Stored data:
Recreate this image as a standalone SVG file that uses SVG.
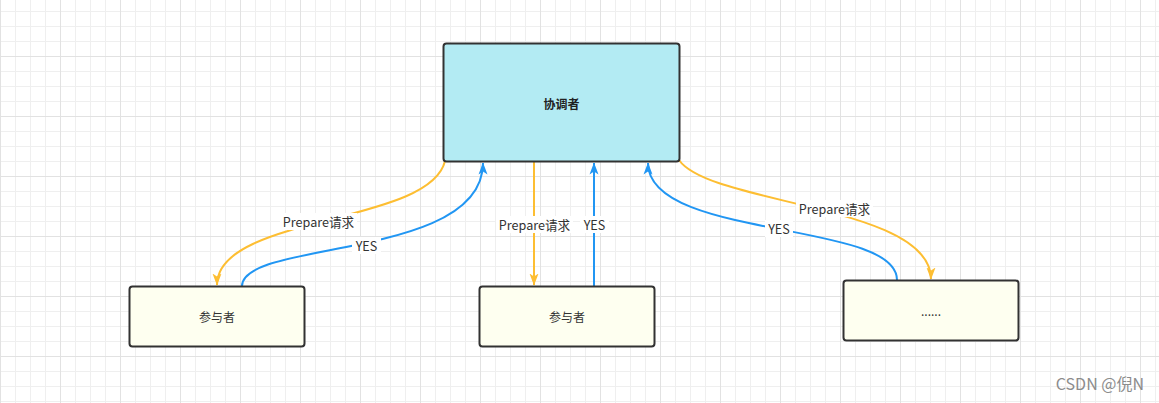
<svg xmlns="http://www.w3.org/2000/svg" width="1159" height="403" viewBox="0 0 1159 403">
<defs>
<pattern id="grid" patternUnits="userSpaceOnUse" x="0" y="-4" width="60" height="60">
<path d="M15.5 0V60M30.5 0V60M45.5 0V60M0 15.5H60M0 30.5H60M0 45.5H60" stroke="#efefef" stroke-width="1" fill="none"/>
<path d="M0.5 0V60M0 0.5H60" stroke="#e2e2e2" stroke-width="1" fill="none"/>
</pattern>
<marker id="ay" viewBox="0 0 12 10" refX="11.5" refY="5" markerWidth="12" markerHeight="10" markerUnits="userSpaceOnUse" orient="auto">
<path d="M0 0.5L12 5L0 9.5L3 5Z" fill="#fdbe32"/>
</marker>
<marker id="ab" viewBox="0 0 12 10" refX="11.5" refY="5" markerWidth="12" markerHeight="10" markerUnits="userSpaceOnUse" orient="auto">
<path d="M0 0.5L12 5L0 9.5L3 5Z" fill="#2196f3"/>
</marker>
</defs>
<style>
.node{stroke:#323232;stroke-width:2}
.y{fill:none;stroke:#fdbe32;stroke-width:2;marker-end:url(#ay)}
.b{fill:none;stroke:#2196f3;stroke-width:2;marker-end:url(#ab)}
.t{font-family:"Noto Sans CJK SC","Noto Sans",sans-serif;font-size:12px;fill:#333;text-anchor:middle;dominant-baseline:central}
.l{font-size:12.6px}
.lbg{fill:#ffffff}
</style>
<rect width="1159" height="403" fill="#ffffff"/>
<rect width="1159" height="403" fill="url(#grid)"/>
<g id="connectors">
<path class="y" d="M445 161 C430 225, 217 215, 217 285"/>
<path class="b" d="M242 286 C242 240, 483 260, 483 163"/>
<path class="y" d="M534 161 L534 285"/>
<path class="b" d="M594 286 L594 163"/>
<path class="y" d="M679 160 C710 205, 931 205, 931 279"/>
<path class="b" d="M897 280 C897 220, 648 240, 648 163"/>
<g id="labels">
<rect class="lbg" x="280" y="213" width="77" height="17"/>
<text class="t l" x="318.5" y="221.5">Prepare请求</text>
<rect class="lbg" x="352" y="237" width="29" height="17"/>
<text class="t l" x="366.5" y="245.5">YES</text>
<rect class="lbg" x="496" y="216" width="77" height="17"/>
<text class="t l" x="534.5" y="224.5">Prepare请求</text>
<rect class="lbg" x="580" y="216" width="29" height="17"/>
<text class="t l" x="594.5" y="224.5">YES</text>
<rect class="lbg" x="796" y="200" width="77" height="17"/>
<text class="t l" x="834.5" y="208.5">Prepare请求</text>
<rect class="lbg" x="765" y="220" width="28" height="17"/>
<text class="t l" x="779" y="228.5">YES</text>
</g>
</g>
<g id="coordinator">
<rect class="node" x="443.5" y="43.5" width="236" height="118" rx="3" fill="#b3ebf3"/>
<text class="t" x="561.5" y="103" style="font-weight:bold;fill:#222">协调者</text>
</g>
<g id="participant1">
<rect class="node" x="129.5" y="286.5" width="175" height="60" rx="3" fill="#fefff0"/>
<text class="t" x="217" y="316.5">参与者</text>
</g>
<g id="participant2">
<rect class="node" x="479.5" y="286.5" width="175" height="60" rx="3" fill="#fefff0"/>
<text class="t" x="567" y="316.5">参与者</text>
</g>
<g id="participant3">
<rect class="node" x="843.5" y="280.5" width="175" height="60" rx="3" fill="#fefff0"/>
<text class="t" x="931" y="310.5">......</text>
</g>
<text x="1144" y="390" style="font-family:'Noto Sans CJK SC','Noto Sans',sans-serif;font-size:16px;fill:#8c8c8c;text-anchor:end">CSDN @倪N</text>
</svg>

Aim: Quote the data exactly, leaving every image out of the copy.

Result for this exercise:
Recreate this image as a standalone SVG file that uses SVG.
<svg xmlns="http://www.w3.org/2000/svg" width="1159" height="403" viewBox="0 0 1159 403">
<defs>
<pattern id="grid" patternUnits="userSpaceOnUse" x="0" y="-4" width="60" height="60">
<path d="M15.5 0V60M30.5 0V60M45.5 0V60M0 15.5H60M0 30.5H60M0 45.5H60" stroke="#efefef" stroke-width="1" fill="none"/>
<path d="M0.5 0V60M0 0.5H60" stroke="#e2e2e2" stroke-width="1" fill="none"/>
</pattern>
<marker id="ay" viewBox="0 0 12 10" refX="11.5" refY="5" markerWidth="12" markerHeight="10" markerUnits="userSpaceOnUse" orient="auto">
<path d="M0 0.5L12 5L0 9.5L3 5Z" fill="#fdbe32"/>
</marker>
<marker id="ab" viewBox="0 0 12 10" refX="11.5" refY="5" markerWidth="12" markerHeight="10" markerUnits="userSpaceOnUse" orient="auto">
<path d="M0 0.5L12 5L0 9.5L3 5Z" fill="#2196f3"/>
</marker>
</defs>
<style>
.node{stroke:#323232;stroke-width:2}
.y{fill:none;stroke:#fdbe32;stroke-width:2;marker-end:url(#ay)}
.b{fill:none;stroke:#2196f3;stroke-width:2;marker-end:url(#ab)}
.t{font-family:"Noto Sans CJK SC","Noto Sans",sans-serif;font-size:12px;fill:#333;text-anchor:middle;dominant-baseline:central}
.l{font-size:12.6px}
.lbg{fill:#ffffff}
</style>
<rect width="1159" height="403" fill="#ffffff"/>
<rect width="1159" height="403" fill="url(#grid)"/>
<g id="connectors">
<path class="y" d="M445 161 C430 225, 217 215, 217 285"/>
<path class="b" d="M242 286 C242 240, 483 260, 483 163"/>
<path class="y" d="M534 161 L534 285"/>
<path class="b" d="M594 286 L594 163"/>
<path class="y" d="M679 160 C710 205, 931 205, 931 279"/>
<path class="b" d="M897 280 C897 220, 648 240, 648 163"/>
<g id="labels">
<rect class="lbg" x="280" y="213" width="77" height="17"/>
<text class="t l" x="318.5" y="221.5">Prepare请求</text>
<rect class="lbg" x="352" y="237" width="29" height="17"/>
<text class="t l" x="366.5" y="245.5">YES</text>
<rect class="lbg" x="496" y="216" width="77" height="17"/>
<text class="t l" x="534.5" y="224.5">Prepare请求</text>
<rect class="lbg" x="580" y="216" width="29" height="17"/>
<text class="t l" x="594.5" y="224.5">YES</text>
<rect class="lbg" x="796" y="200" width="77" height="17"/>
<text class="t l" x="834.5" y="208.5">Prepare请求</text>
<rect class="lbg" x="765" y="220" width="28" height="17"/>
<text class="t l" x="779" y="228.5">YES</text>
</g>
</g>
<g id="coordinator">
<rect class="node" x="443.5" y="43.5" width="236" height="118" rx="3" fill="#b3ebf3"/>
<text class="t" x="561.5" y="103" style="font-weight:bold;fill:#222">协调者</text>
</g>
<g id="participant1">
<rect class="node" x="129.5" y="286.5" width="175" height="60" rx="3" fill="#fefff0"/>
<text class="t" x="217" y="316.5">参与者</text>
</g>
<g id="participant2">
<rect class="node" x="479.5" y="286.5" width="175" height="60" rx="3" fill="#fefff0"/>
<text class="t" x="567" y="316.5">参与者</text>
</g>
<g id="participant3">
<rect class="node" x="843.5" y="280.5" width="175" height="60" rx="3" fill="#fefff0"/>
<text class="t" x="931" y="310.5">......</text>
</g>
<text x="1144" y="390" style="font-family:'Noto Sans CJK SC','Noto Sans',sans-serif;font-size:16px;fill:#8c8c8c;text-anchor:end">CSDN @倪N</text>
</svg>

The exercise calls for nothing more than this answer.